É prudente guiar a política monetária pela expectativa de inflação para o ano seguinte?
A figura abaixo mostra a previsão de inflação na última semana de agosto e a inflação do ano seguinte. A relação é positiva, mas não impressiona muito. Em uma regressão entre as duas variáveis, não foi possível rejeitar a hipótese de que não existe relação entre previsão de inflação no ano anterior e inflação no ano seguinte. O coeficiente estimado deu 1,12 (positivo, como é possível ver na figura), mas o p-valor foi de 0,172. Em português, isso significa que a previsão de inflação na última semana de agosto não ajuda a saber quanto vai ser a inflação no ano seguinte. A correlação entre as duas variáveis é 0,33. Usando o teste t padrão do R, não foi possível rejeitar a hipótese de que a correlação seja zero. O intervalo de confiança para a correlação vai de -0,15 a 0,68. Repare que o zero está no intervalo.
Alguns exemplos podem ilustrar o problema para amigos que não ficam confortáveis com estatísticas e coisas do tipo. Na última semana de agosto de 2001, o Focus previa inflação de 4,5% em 2002. A inflação de 2002 foi 12,5%. Para quem não lembra, 2002 foi o ano da primeira eleição do Lula. Outro ano complicado em que a inflação passou de 10% foi 2015. Naquele ano, a inflação foi de 10,6%. Na última semana de agosto de 2014, a previsão do Focus para inflação de 2015 foi de 6,3%. Em tempos problemáticos, o ajuste das expectativas pode demorar; por exemplo, na última semana de agosto de 2002, o Focus previa 5% de inflação para 2003. Deu 9,3%. Na última semana de agosto de 2003, a previsão para a inflação de 2004 foi de 6,2%; deu 7,3%. Só em 2004 as coisas começaram a se arrumar.
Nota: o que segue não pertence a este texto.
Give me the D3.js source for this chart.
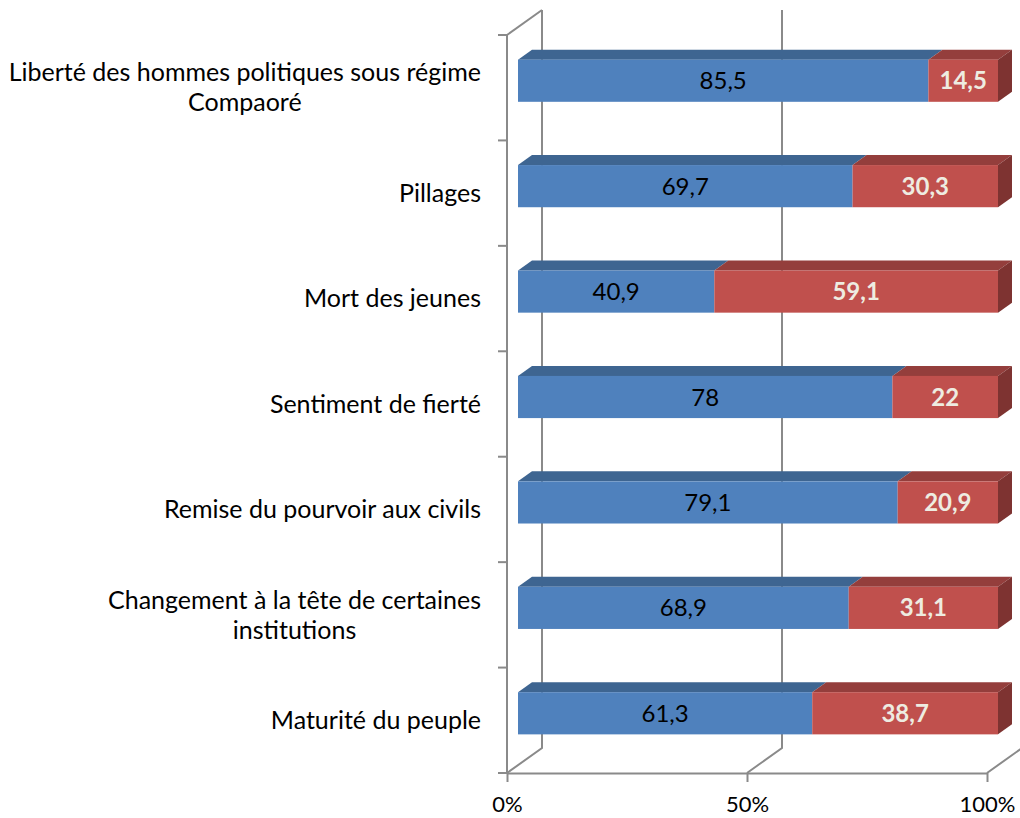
<!DOCTYPE html>
<html><head><meta charset="utf-8">
<script src="https://cdn.jsdelivr.net/npm/d3@7"></script>
<style>
html,body{margin:0;padding:0;background:#fff;}
svg{display:block;font-family:Lato,"Open Sans",sans-serif;}
</style></head>
<body>
<svg id="chart" width="1020" height="818"></svg>
<script>
const categories = [
  "Liberté des hommes politiques sous régime\nCompaoré",
  "Pillages",
  "Mort des jeunes",
  "Sentiment de fierté",
  "Remise du pourvoir aux civils",
  "Changement à la tête de certaines\ninstitutions",
  "Maturité du peuple"
];
const seriesBlue = [85.5, 69.7, 40.9, 78, 79.1, 68.9, 61.3];
const seriesRed  = [14.5, 30.3, 59.1, 22, 20.9, 31.1, 38.7];
const blueLabels = ["85,5", "69,7", "40,9", "78", "79,1", "68,9", "61,3"];
const redLabels  = ["14,5", "30,3", "59,1", "22", "20,9", "31,1", "38,7"];
const xTicks = [0, 50, 100];

(function () {
const svg = d3.select("#chart");
const grid = "#8a8a8a";
const D = [35, -25];          // wall depth vector
const F = [11, -8];           // bar front-face offset from front plane
const B = [14, -10];          // bar depth
const catFont = 25, numFont = 24, tickFont = 22;

const x = d3.scaleLinear().domain([0, 100]).range([507, 987]);
const y = d3.scaleBand().domain(categories).range([35, 773]).paddingInner(0.6).paddingOuter(0.3);
const yTopEdge = 35, yBottom = 773;

const g = svg.append("g").attr("stroke", grid).attr("stroke-width", 2).attr("fill", "none");
xTicks.forEach(t => {
  g.append("path").attr("d",
    `M${x(t)},${yBottom} L${x(t)+D[0]},${yBottom+D[1]} L${x(t)+D[0]},${yTopEdge+D[1]}`);
});
g.append("path").attr("d", `M${x(0)},${yTopEdge} L${x(0)+D[0]},${yTopEdge+D[1]}`);
g.append("line").attr("x1", x(0)).attr("x2", x(0)).attr("y1", yTopEdge).attr("y2", yBottom);
const bounds = d3.range(categories.length + 1).map(i => yTopEdge + i * (yBottom - yTopEdge) / categories.length);
g.selectAll(".lt").data(bounds).enter().append("line")
  .attr("x1", x(0) - 9).attr("x2", x(0)).attr("y1", d => d).attr("y2", d => d);

const ax = svg.append("g").attr("transform", `translate(0,${yBottom})`)
  .call(d3.axisBottom(x).tickValues(xTicks).tickFormat(d => d + "%").tickSize(9).tickSizeOuter(0).tickPadding(14));
ax.select(".domain").attr("stroke", grid).attr("stroke-width", 2);
ax.selectAll(".tick line").attr("stroke", grid).attr("stroke-width", 2);
ax.selectAll(".tick text").attr("font-size", tickFont).attr("fill", "#000").attr("font-family", "Lato,'Open Sans',sans-serif");

categories.forEach(c => {
  const lines = c.split("\n");
  const cy = y(c) + y.bandwidth() / 2;
  const lh = 30;
  const t = svg.append("text").attr("font-size", catFont).attr("fill", "#000");
  const spans = lines.map((ln, i) =>
    t.append("tspan").attr("y", cy + (i - (lines.length - 1) / 2) * lh).attr("dy", "0.35em").text(ln));
  const w = d3.max(spans.map(s => s.node().getComputedTextLength()));
  const cx = 481 - w / 2;
  spans.forEach(s => s.attr("x", cx).attr("text-anchor", "middle"));
});

const colors = {
  blue: {front: "#4F81BD", top: "#3E6591", side: "#34557C"},
  red:  {front: "#C0504D", top: "#943E3C", side: "#7E3331"}
};
function drawSeg(x0, x1, yt, h, col, withSide) {
  const gx = svg.append("g");
  gx.append("path").attr("fill", col.top).attr("d",
    `M${x0},${yt} L${x0+B[0]},${yt+B[1]} L${x1+B[0]},${yt+B[1]} L${x1},${yt} Z`);
  if (withSide) {
    gx.append("path").attr("fill", col.side).attr("d",
      `M${x1},${yt} L${x1+B[0]},${yt+B[1]} L${x1+B[0]},${yt+h+B[1]} L${x1},${yt+h} Z`);
  }
  gx.append("rect").attr("x", x0).attr("y", yt).attr("width", x1 - x0).attr("height", h).attr("fill", col.front);
}
categories.forEach((c, i) => {
  const yt = y(c) + F[1] + 1;
  const h = y.bandwidth();
  const xb0 = x(0) + F[0], xb1 = x(seriesBlue[i]) + F[0];
  const xr1 = x(seriesBlue[i] + seriesRed[i]) + F[0];
  drawSeg(xb0, xb1, yt, h, colors.blue, false);
  drawSeg(xb1, xr1, yt, h, colors.red, true);
  svg.append("text").attr("x", (xb0 + xb1) / 2).attr("y", yt + h / 2).attr("dy", "0.36em")
    .attr("text-anchor", "middle").attr("font-size", numFont).attr("fill", "#000").text(blueLabels[i]);
  svg.append("text").attr("x", (xb1 + xr1) / 2).attr("y", yt + h / 2).attr("dy", "0.36em")
    .attr("text-anchor", "middle").attr("font-size", numFont).attr("font-weight", "bold").attr("fill", "#EEECE1").text(redLabels[i]);
});
})();
</script>
</body></html>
Se alguém ficou curioso, informo que, mesmo tirando 2002 e 2015 da amostra, não foi possível rejeitar a hipótese de que a correlação entre a previsão de inflação na última semana de agosto e a inflação do ano seguinte é zero.
Não é difícil perceber que estamos em um período de alta incerteza. Como vimos, em tempos assim é extremamente arriscado confiar nas estimativas de inflação para o ano seguinte. A figura abaixo mostra as previsões de inflação para 2021 entre janeiro de 2020 e agosto de 2021. A série começa em 3,8% e termina em 7,3%. É muito provável que a inflação de 2021 fique acima de 7,3%. De fato, na primeira semana de setembro deste ano, a expectativa de inflação já estava em 7,6%.
Torço muito para a pandemia ser controlada de forma que 2022 tenha menos incertezas que 2021 e 2020, o que deve facilitar as previsões. Mesmo assim, as eleições devem garantir um bocado de incerteza no próximo ano. A figura abaixo mostra a previsão de inflação para 2022 durante este ano de 2021. Como podem ver, essa é a projeção mês após mês, o que é mais um indício de não ser um bom guia para política monetária.
Este texto termina repetindo um apelo que venho fazendo há um bom tempo. A mudança de regime trazida por Paulo Guedes, de juros altos/câmbio valorizado para juros baixos/câmbio desvalorizado, somada à incerteza trazida pela pandemia, comprometem o uso de modelos econométricos (talvez mais ainda os DSGE) para prever inflação e outras variáveis macroeconômicas. As relações estimadas no passado não mais valem para o futuro. Um exemplo é o efeito do câmbio na inflação que o Banco Central (e boa parte do mercado) dizia não ser um problema e agora é usado para explicar a alta da inflação.
O comprometimento dos modelos coloca o Banco Central como um piloto voando sem instrumentos. É preciso usar o máximo de prudência. Está cada vez mais claro que estamos em uma crise de oferta. Nesses casos, a teoria ensina que uma política monetária expansionista tem pequeno (ou nulo) efeito no desemprego e aumenta a inflação. Um mínimo de prudência faria o Banco Central parar com o estímulo monetário. Infelizmente, tudo indica que um mínimo de prudência é pouco.